Published online by Cambridge University Press: 04 April 2011
The notion that Adorno's thinking is theoretically driven while ‘intuition [Anschauung] plays a relatively subordinate role’ (Geuss 2005: 50) is familiar. Judging by writings such as Dialectic of Enlightenment, Negative Dialectics and Aesthetic Theory, it is evident too. A shift of attention to Adorno's sociological output will not lead to an out-and-out refutation of this judgement. Yet it motivates a closer look at the issue. Adorno's work on the problems and potentials of sociological examinations of exchange society deals with their empirical as well as their theoretical dimension. Both dimensions came into view towards the end of the previous chapter.

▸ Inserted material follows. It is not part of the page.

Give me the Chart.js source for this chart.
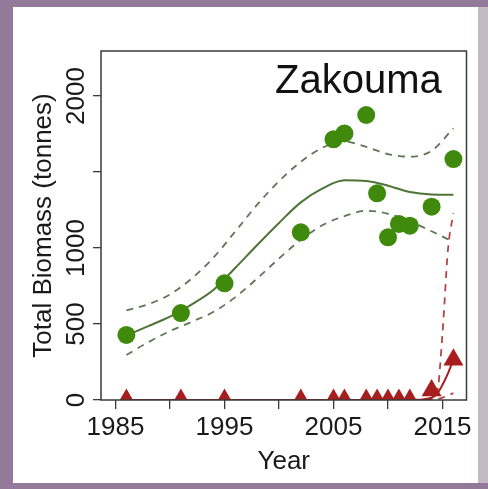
<!DOCTYPE html>
<html>
<head>
<meta charset="utf-8">
<script src="https://cdn.jsdelivr.net/npm/chart.js@4/dist/chart.umd.min.js"></script>
<style>
  html, body { margin: 0; padding: 0; }
  body { width: 488px; height: 489px; background: #93799a; position: relative; overflow: hidden; }
  #rightBand { position: absolute; left: 478px; top: 7px; width: 10px; height: 476px; background: #c4bac6; }
  #panel { position: absolute; left: 13px; top: 7px; width: 465px; height: 476px; background: #fff; }
</style>
</head>
<body>
<div id="rightBand"></div>
<div id="panel"><canvas id="chart"></canvas></div>
<script>
// survey years and observed biomass (tonnes)
const surveyYears = [1986, 1991, 1995, 2002, 2005, 2006, 2008, 2009, 2010, 2011, 2012, 2014, 2016];
const greenObserved = [428, 572, 768, 1103, 1715, 1754, 1875, 1360, 1070, 1158, 1147, 1272, 1585];
const redObserved = [0, 0, 0, 0, 0, 0, 0, 0, 0, 0, 0, 62, 265];

// fitted trend + confidence band, green series
const greenFitYears = [1986, 1988, 1990, 1992, 1994, 1996, 1998, 2000, 2002, 2004, 2006, 2008, 2010, 2012, 2014, 2016];
const greenFit = [425, 486, 548, 629, 725, 870, 1020, 1165, 1300, 1392, 1445, 1440, 1410, 1368, 1352, 1350];
const greenUpper = [590, 630, 695, 800, 938, 1110, 1285, 1440, 1567, 1660, 1700, 1665, 1618, 1601, 1640, 1787];
const greenLower = [296, 380, 453, 515, 580, 677, 800, 931, 1054, 1151, 1210, 1245, 1225, 1175, 1110, 1040];

// fitted trend + confidence band, red series
const redFitYears = [1986, 2000, 2012, 2013, 2014, 2014.5, 2015, 2015.5, 2016];
const redFit = [0, 0, 0, 2, 15, 40, 100, 175, 268];
const redUpper = [0, 0, 0, 3, 8, 44, 440, 990, 1230];
const redLower = [0, 0, 0, 0, 0, 5, 15, 30, 45];

const xTicks = [1985, 1990, 1995, 2000, 2005, 2010, 2015];
const xLabels = [1985, 1995, 2005, 2015];
const yTicks = [0, 500, 1000, 1500, 2000];
const yLabels = [0, 500, 1000, 2000];

const GREEN = "#3f8a0c";
const GREEN_LINE = "#4d7436";
const GREEN_DASH = "#5e7656";
const RED = "#a61e1e";
const RED_DASH = "#b54545";

Chart.defaults.font.family = "'Liberation Sans', Arial, sans-serif";
Chart.defaults.color = "#1a1a1a";

function pairs(xs, ys) {
  return xs.map((x, i) => ({ x: x, y: ys[i] }));
}

function fitLine(xs, ys, color, dashed) {
  return {
    type: "line",
    data: pairs(xs, ys),
    borderColor: color,
    borderWidth: dashed ? 1.8 : 2,
    borderDash: dashed ? [7, 6] : [],
    pointRadius: 0,
    cubicInterpolationMode: "monotone",
    fill: false,
    clip: 0,
  };
}

// outer box of the plot + panel label
const boxPlugin = {
  id: "box",
  afterDraw(chart) {
    const { ctx, chartArea: a } = chart;
    ctx.save();
    ctx.strokeStyle = "#3a3a3a";
    ctx.lineWidth = 1.5;
    ctx.strokeRect(a.left, a.top, a.right - a.left, a.bottom - a.top);
    ctx.fillStyle = "#111";
    ctx.font = "40px 'Liberation Sans', Arial, sans-serif";
    ctx.textAlign = "left";
    ctx.textBaseline = "alphabetic";
    ctx.fillText("Zakouma", a.left + 174, a.top + 42);
    ctx.restore();
  },
};

new Chart(document.getElementById("chart"), {
  type: "scatter",
  data: {
    datasets: [
      {
        data: pairs(surveyYears, greenObserved),
        backgroundColor: GREEN,
        borderWidth: 0,
        pointRadius: 9,
        pointStyle: "circle",
      },
      {
        data: pairs(surveyYears, redObserved),
        backgroundColor: RED,
        borderWidth: 0,
        pointRadius: 11.5,
        pointStyle: "triangle",
        clip: 0,
      },
      fitLine(greenFitYears, greenFit, GREEN_LINE, false),
      fitLine(greenFitYears, greenUpper, GREEN_DASH, true),
      fitLine(greenFitYears, greenLower, GREEN_DASH, true),
      fitLine(redFitYears, redFit, RED, false),
      fitLine(redFitYears, redUpper, RED_DASH, true),
      fitLine(redFitYears, redLower, RED_DASH, true),
    ],
  },
  options: {
    responsive: true,
    maintainAspectRatio: false,
    animation: false,
    events: [],
    layout: { padding: { top: 44, right: 5, left: 0, bottom: 0 } },
    plugins: { legend: { display: false }, tooltip: { enabled: false } },
    scales: {
      x: {
        type: "linear",
        min: 1983.67,
        max: 2017.2,
        afterBuildTicks: s => { s.ticks = xTicks.map(v => ({ value: v })); },
        afterFit: s => { s.height = 83; },
        ticks: {
          autoSkip: false,
          maxRotation: 0,
          padding: 3,
          font: { size: 26 },
          callback: v => (xLabels.includes(v) ? String(v) : ""),
        },
        grid: { drawOnChartArea: false, drawTicks: true, tickLength: 9, color: "#3a3a3a", lineWidth: 1.3 },
        border: { display: false },
        title: { display: true, text: "Year", font: { size: 26, lineHeight: 1.2 }, padding: { top: 0, bottom: 6 } },
      },
      y: {
        type: "linear",
        min: 0,
        max: 2296,
        afterBuildTicks: s => { s.ticks = yTicks.map(v => ({ value: v })); },
        afterFit: s => { s.width = 88; },
        ticks: {
          minRotation: 90,
          maxRotation: 90,
          crossAlign: "center",
          padding: -13,
          font: { size: 26 },
          callback: v => (yLabels.includes(v) ? String(v) : ""),
        },
        grid: { drawOnChartArea: false, drawTicks: true, tickLength: 8, color: "#3a3a3a", lineWidth: 1.3 },
        border: { display: false },
        title: { display: true, text: "Total Biomass (tonnes)", font: { size: 26, lineHeight: 1.2 }, padding: { top: 15, bottom: 0 } },
      },
    },
  },
  plugins: [boxPlugin],
});
</script>
</body>
</html>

Before returning to theoretical interpretation in the next chapter, it is necessary to explore the rough terrain that is the empirical domain of Adorno's sociology.
Saturated sociology
Sociological investigations of exchange society, Adorno insists, require factual material drawn from empirical observation. The contention that he is ‘not a proponent of empirical research’ (Hagens 2006: 228) is problematic. It is true, as Chapter 3 will explain, that Adorno considers insights established by observations of social life untrustworthy. He calls direct encounters with the empirical world primary – basic, initial – reactions (CM 221, SDE 52–3) and the products of empirical observation ‘primary material’ (SSi 511) or ‘simple social material’ (IS 85). Nonetheless, Adorno's sociologico-methodological work from the 1950s and 1960s raises an explicit demand for sociological material.